When you pursue wellness, it has a ripple effect. If you help someone with his health and wealth it will not only help your corporation but also the person’s co-workers, family and community as the person becomes less stressed out. That’s why this is such an important topic for us, said David Hinderstein, founder and president, Strategic Retirement Group and moderator of the panel “Engaging Employees With Benefits Programs,” on the second day of the 2019 PLANSPONSOR National Conference (PSNC) in Washington, D.C.
As companies expand both their health and financial wellness programs, they are exploring new communication channels and methods to connect with employees. A recognition that stress over debt and financial issues can be just as detrimental to physical health as an illness has led employers to expand employee well-being programs to create a healthier and more productive workforce.
How are employers embracing opportunities to create holistic wellness programs, emphasizing both physical and financial health? And what are the key components that drive adoption of, and engagement with, such a program?
Barbara Delaney, principal, StoneStreet Renaissance (SS/RBA), said, “Our definition of financial wellness is living within your means. Part of the issue we see is a lack of budgeting. We tell people to lower 401(k) contributions and pay off credit card debt. We see older participants paying off children’s student loans and putting themselves at risk by sacrificing their retirement.
“This is becoming more prevalent in discussions about financial wellness, and these are some of the things we’re addressing,” she said. “It’s like what they say on an airplane, the flight attendant instructs you to put your oxygen mask on first, before helping others. This is an important metaphor for those of you who run around taking care of everything and everyone else except yourself.”
She concurred that companies are paying more attention to their employees’ health and wellness and offering health savings accounts (HSAs) is part of it.
Maura Troy Coolican, managing director and head of retirement plan solutions, Morgan Stanley, said demographics are critical. “For instance, our [intern] summer analysts are going to have very different needs than older employees. How do you look at your employee base and provide them the best wellness offering you can?”
Student loans and credit card debt are components of the financial situation of a younger demographic. “We use ‘assisted financial coaching’ for this group from our financial wellness program ‘My Secure Advantage,’ to help younger employees think through decisions,” Coolican said.
She added that having company executives set the tone, from the top of the organization down, is critical to promoting wellness engagement. She suggested communicating about these benefits via email correspondence and webinars.
Delaney said some plan sponsors use programs that give employees points for completing certain financial wellness tasks. Incentives may include, for example, lower-cost health care premiums for the next year or free yoga classes.
A manufacturing client of Delaney’s offers webinars on financial wellness topics once a month for employees who work on a factory line. They can listen to the content during their lunch hour, as they can’t take a break from their work otherwise. These employees can also call a help line for answers to their financial questions and speak with a financial coach.

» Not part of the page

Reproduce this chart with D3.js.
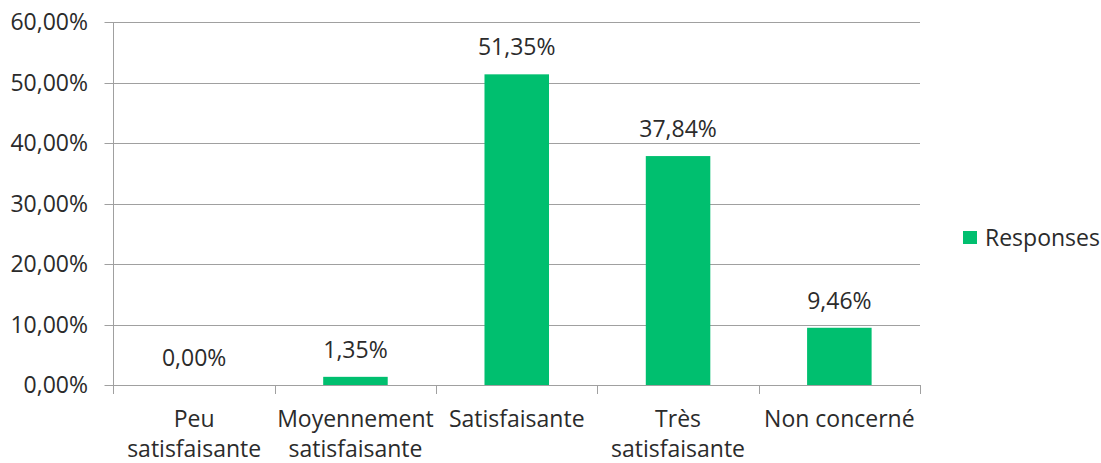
<!DOCTYPE html>
<html>
<head>
<meta charset="utf-8">
<script src="https://cdn.jsdelivr.net/npm/d3@7"></script>
<style>
  body { margin: 0; background: #fff; }
  text { font-family: "Open Sans", sans-serif; fill: #2b2b2b; }
</style>
</head>
<body>
<svg id="chart" width="1101" height="463"></svg>
<script>
// Data
var categories = ["Peu satisfaisante", "Moyennement satisfaisante", "Satisfaisante", "Très satisfaisante", "Non concerné"];
var labelLines = [["Peu", "satisfaisante"], ["Moyennement", "satisfaisante"], ["Satisfaisante"], ["Très", "satisfaisante"], ["Non concerné"]];
var values = [0.0, 1.35, 51.35, 37.84, 9.46]; // percent
var yTicks = [0, 10, 20, 30, 40, 50, 60];
var seriesName = "Responses";

// Layout (plotTop, not "top" -- window.top is read only)
var plotLeft = 113.5, plotRight = 920, plotTop = 22, plotBottom = 385;
var green = "#00bf6f";
var gridColor = "#a0a0a0";

var fr = d3.formatLocale({decimal: ",", thousands: " ", grouping: [3], currency: ["", " €"]});
var pct = fr.format(".2%");

var svg = d3.select("#chart");

var x = d3.scaleBand().domain(categories).range([plotLeft, plotRight]).paddingInner(0.6).paddingOuter(0.3);
var y = d3.scaleLinear().domain([0, 60]).range([plotBottom, plotTop]);

// gridlines + y tick marks
svg.append("g").selectAll("line").data(yTicks).enter().append("line")
    .attr("x1", plotLeft - 9)
    .attr("x2", plotRight)
    .attr("y1", function(d) { return Math.round(y(d)) + 0.5; })
    .attr("y2", function(d) { return Math.round(y(d)) + 0.5; })
    .attr("stroke", gridColor)
    .attr("stroke-width", 1);

// y labels
svg.append("g").selectAll("text").data(yTicks).enter().append("text")
    .attr("x", 88)
    .attr("y", function(d) { return y(d); })
    .attr("dy", "0.36em")
    .attr("text-anchor", "end")
    .attr("font-size", "23px")
    .text(function(d) { return pct(d / 100); });

// y axis line
svg.append("line")
    .attr("x1", plotLeft).attr("x2", plotLeft)
    .attr("y1", plotTop).attr("y2", plotBottom + 9)
    .attr("stroke", gridColor);

// category tick marks
var step = x.step();
var bounds = categories.map(function(c) { return x(c) - (step - x.bandwidth()) / 2; });
bounds.push(plotRight);
svg.append("g").selectAll("line").data(bounds).enter().append("line")
    .attr("x1", function(d) { return Math.round(d) + 0.5; })
    .attr("x2", function(d) { return Math.round(d) + 0.5; })
    .attr("y1", plotBottom)
    .attr("y2", plotBottom + 9)
    .attr("stroke", gridColor);

// bars
svg.append("g").selectAll("rect").data(values).enter().append("rect")
    .attr("x", function(d, i) { return x(categories[i]); })
    .attr("y", function(d) { return y(d); })
    .attr("width", x.bandwidth())
    .attr("height", function(d) { return y(0) - y(d); })
    .attr("fill", green);

// value labels
svg.append("g").selectAll("text").data(values).enter().append("text")
    .attr("x", function(d, i) { return x(categories[i]) + x.bandwidth() / 2; })
    .attr("y", function(d) { return y(d) - 19; })
    .attr("text-anchor", "middle")
    .attr("font-size", "23px")
    .text(function(d) { return pct(d / 100); });

// category labels
var cat = svg.append("g").selectAll("text").data(labelLines).enter().append("text")
    .attr("text-anchor", "middle")
    .attr("font-size", "23px")
    .attr("x", function(d, i) { return x(categories[i]) + x.bandwidth() / 2; })
    .attr("y", 427);
cat.selectAll("tspan").data(function(d) { return d; }).enter().append("tspan")
    .attr("x", function() { return d3.select(this.parentNode).attr("x"); })
    .attr("dy", function(d, i) { return i == 0 ? 0 : 30; })
    .text(function(d) { return d; });

// legend
svg.append("rect")
    .attr("x", 963).attr("y", 231)
    .attr("width", 14).attr("height", 13)
    .attr("fill", green);
svg.append("text")
    .attr("x", 985).attr("y", 246)
    .attr("font-size", "23px")
    .text(seriesName);
</script>
</body>
</html>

Morgan Stanley offers a virtual adviser. This is another way to support employees who may prefer robo assistance, still giving them the quality and depth of Morgan Stanley’s adviser network, Coolican said.
Session attendee Dan Milfred, senior vice president and chief financial officer (CFO) for Pacific Woodtech Corp., mentioned that his company recently changed recordkeepers, and participants can now view, on one screen, their HSA and 401(k) account totals. This they find to be a useful savings tool.